Steve Cohen, senior vice dean of Columbia University’s School of Professional Studies and a professor in the Practice of Public Affairs at Columbia’s School of International and Public Affairs, places his hope in technology. “The most important driver of change in the modern world has been technology,” he said. “And it’s a pretty simple equation: technological change leads to economic change, leads to social and cultural change, which leads to political change.”

Technological change can be difficult to predict but can sometimes lead to rapid changes, said Cohen, citing the ubiquitous and indispensable smart phone as a prime example. “The phone is the most important thing you take when you leave the house because it’s a portable computer that you bring around with you. Would anybody have predicted that 25 years ago?”

Greta Thunberg leads a climate rally. Photo: Anthony Quintano

He also puts great hope in young people. “If you look at polling data, young people by a huge margin understand the climate issue. And it cuts across ideology, cuts across everything. It you’re under 30, you know, there’s a climate crisis.”

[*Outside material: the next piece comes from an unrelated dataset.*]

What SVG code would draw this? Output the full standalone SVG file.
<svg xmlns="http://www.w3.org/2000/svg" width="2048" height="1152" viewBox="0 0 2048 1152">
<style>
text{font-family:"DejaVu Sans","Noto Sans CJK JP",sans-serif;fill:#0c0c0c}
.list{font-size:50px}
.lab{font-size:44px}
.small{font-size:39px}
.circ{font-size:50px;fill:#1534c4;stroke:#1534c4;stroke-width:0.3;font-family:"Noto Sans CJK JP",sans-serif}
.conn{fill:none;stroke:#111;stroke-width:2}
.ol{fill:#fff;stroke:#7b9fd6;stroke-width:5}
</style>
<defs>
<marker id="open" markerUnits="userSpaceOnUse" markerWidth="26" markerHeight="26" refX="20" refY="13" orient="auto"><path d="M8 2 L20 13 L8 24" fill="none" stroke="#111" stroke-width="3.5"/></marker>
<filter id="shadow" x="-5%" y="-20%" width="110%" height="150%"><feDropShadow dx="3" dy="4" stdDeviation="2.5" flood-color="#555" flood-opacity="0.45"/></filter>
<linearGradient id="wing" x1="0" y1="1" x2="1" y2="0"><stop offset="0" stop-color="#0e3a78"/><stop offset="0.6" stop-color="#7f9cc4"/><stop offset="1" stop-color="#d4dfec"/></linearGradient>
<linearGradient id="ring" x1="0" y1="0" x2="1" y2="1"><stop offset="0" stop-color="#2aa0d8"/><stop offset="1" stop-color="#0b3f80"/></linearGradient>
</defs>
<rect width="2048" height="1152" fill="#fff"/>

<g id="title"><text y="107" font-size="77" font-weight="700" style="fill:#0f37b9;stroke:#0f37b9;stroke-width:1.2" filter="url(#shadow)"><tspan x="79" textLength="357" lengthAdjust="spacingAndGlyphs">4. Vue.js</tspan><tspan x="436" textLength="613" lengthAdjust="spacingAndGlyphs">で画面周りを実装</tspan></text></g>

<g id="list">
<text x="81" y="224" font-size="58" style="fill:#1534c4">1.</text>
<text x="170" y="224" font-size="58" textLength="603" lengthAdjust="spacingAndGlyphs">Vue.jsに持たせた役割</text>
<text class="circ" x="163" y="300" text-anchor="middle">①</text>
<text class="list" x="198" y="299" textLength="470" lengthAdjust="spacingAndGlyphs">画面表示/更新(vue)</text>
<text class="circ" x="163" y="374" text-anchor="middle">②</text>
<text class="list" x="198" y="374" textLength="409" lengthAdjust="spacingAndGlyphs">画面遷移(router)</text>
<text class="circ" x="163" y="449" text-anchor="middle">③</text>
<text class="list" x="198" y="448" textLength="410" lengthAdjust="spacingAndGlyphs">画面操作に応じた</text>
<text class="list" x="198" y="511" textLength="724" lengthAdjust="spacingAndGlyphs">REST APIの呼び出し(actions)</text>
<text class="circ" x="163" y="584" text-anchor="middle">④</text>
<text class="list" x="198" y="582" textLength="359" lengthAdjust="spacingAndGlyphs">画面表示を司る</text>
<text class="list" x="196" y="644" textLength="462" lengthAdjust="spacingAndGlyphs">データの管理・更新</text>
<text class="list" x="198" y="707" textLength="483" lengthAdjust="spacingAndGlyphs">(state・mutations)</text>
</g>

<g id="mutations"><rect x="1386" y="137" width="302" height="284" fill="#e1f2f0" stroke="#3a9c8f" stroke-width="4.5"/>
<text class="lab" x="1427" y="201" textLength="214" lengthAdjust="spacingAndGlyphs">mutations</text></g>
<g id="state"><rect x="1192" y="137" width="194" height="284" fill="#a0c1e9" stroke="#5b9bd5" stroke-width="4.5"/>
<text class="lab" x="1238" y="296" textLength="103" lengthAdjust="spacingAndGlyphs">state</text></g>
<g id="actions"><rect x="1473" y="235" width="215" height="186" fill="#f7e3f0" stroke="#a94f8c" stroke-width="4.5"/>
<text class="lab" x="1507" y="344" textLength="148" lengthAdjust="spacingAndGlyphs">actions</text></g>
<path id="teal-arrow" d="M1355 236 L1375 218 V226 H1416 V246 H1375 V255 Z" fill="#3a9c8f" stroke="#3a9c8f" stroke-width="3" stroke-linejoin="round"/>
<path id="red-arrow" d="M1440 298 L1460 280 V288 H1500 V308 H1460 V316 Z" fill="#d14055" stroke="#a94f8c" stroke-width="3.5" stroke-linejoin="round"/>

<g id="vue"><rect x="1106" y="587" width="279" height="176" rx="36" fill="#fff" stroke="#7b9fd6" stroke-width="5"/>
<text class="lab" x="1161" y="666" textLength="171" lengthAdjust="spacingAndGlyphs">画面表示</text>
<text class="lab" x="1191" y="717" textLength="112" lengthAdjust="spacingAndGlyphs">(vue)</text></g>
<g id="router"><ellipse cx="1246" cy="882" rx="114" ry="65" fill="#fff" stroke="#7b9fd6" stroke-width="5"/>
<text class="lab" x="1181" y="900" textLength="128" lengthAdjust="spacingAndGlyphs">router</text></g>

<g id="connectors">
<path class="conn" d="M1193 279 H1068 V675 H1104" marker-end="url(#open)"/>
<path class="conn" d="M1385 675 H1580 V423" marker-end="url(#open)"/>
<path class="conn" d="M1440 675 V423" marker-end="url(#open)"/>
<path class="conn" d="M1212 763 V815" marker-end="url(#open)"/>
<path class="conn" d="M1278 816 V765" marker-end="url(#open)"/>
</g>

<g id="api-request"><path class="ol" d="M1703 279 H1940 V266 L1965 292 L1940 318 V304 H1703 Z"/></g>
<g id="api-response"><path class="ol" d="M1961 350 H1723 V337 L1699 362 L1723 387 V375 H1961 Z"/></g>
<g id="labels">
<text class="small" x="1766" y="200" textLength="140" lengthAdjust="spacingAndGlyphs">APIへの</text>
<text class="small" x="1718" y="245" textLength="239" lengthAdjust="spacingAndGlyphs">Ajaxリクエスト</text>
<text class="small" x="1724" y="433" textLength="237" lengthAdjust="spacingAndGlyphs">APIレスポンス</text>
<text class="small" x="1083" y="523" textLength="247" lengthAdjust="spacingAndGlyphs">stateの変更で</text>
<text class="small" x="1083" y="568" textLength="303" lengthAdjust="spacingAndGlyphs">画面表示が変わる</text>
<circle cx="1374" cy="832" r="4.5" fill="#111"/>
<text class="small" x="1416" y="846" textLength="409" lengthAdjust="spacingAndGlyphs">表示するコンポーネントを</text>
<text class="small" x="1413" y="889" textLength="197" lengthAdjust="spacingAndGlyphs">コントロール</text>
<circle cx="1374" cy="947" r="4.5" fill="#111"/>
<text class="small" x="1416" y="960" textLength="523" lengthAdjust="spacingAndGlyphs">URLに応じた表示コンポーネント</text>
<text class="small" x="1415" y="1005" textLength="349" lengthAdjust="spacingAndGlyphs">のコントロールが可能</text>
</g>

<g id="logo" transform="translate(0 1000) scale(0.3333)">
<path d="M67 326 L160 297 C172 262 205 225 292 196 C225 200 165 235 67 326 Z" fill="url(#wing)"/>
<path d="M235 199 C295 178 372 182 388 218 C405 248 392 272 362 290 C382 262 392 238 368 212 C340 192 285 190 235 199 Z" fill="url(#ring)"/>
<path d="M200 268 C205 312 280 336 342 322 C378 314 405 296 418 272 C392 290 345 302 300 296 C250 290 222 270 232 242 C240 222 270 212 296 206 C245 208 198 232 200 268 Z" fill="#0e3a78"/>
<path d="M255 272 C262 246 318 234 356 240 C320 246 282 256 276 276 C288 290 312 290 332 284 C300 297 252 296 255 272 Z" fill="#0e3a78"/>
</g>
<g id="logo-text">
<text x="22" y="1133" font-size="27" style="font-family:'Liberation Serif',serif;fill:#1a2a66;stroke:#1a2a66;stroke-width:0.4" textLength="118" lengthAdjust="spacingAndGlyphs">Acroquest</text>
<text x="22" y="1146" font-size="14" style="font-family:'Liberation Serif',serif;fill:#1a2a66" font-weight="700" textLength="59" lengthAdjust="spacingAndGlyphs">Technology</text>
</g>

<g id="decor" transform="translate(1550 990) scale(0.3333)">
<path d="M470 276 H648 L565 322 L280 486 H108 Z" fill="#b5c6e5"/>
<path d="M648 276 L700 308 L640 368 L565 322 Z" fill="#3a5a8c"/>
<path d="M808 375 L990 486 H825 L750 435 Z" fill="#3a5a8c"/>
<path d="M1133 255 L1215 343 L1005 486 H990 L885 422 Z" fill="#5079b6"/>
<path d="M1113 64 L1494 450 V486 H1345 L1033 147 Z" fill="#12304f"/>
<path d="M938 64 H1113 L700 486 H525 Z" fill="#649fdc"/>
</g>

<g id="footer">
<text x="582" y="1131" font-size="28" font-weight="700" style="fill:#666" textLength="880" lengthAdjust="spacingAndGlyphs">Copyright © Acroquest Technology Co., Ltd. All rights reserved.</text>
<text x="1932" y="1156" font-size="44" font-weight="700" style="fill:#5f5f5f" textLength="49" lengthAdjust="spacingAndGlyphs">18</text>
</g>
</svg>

The pledges countries make in Glasgow at COP26 and the policies they implement afterwards will ultimately determine how close the world will come to climate tipping points.

Greta Thunberg, the 18-year-old Swedish climate activist with millions of young followers, went to Glasgow to join a climate strike and put pressure on politicians to get them to make real commitments to curb climate change.

“We know that change is possible because we can look back in history and see that there have been massive changes in society that have been unprecedented,” Thunberg said. “If we felt like there wasn’t any hope, we wouldn’t be activists.”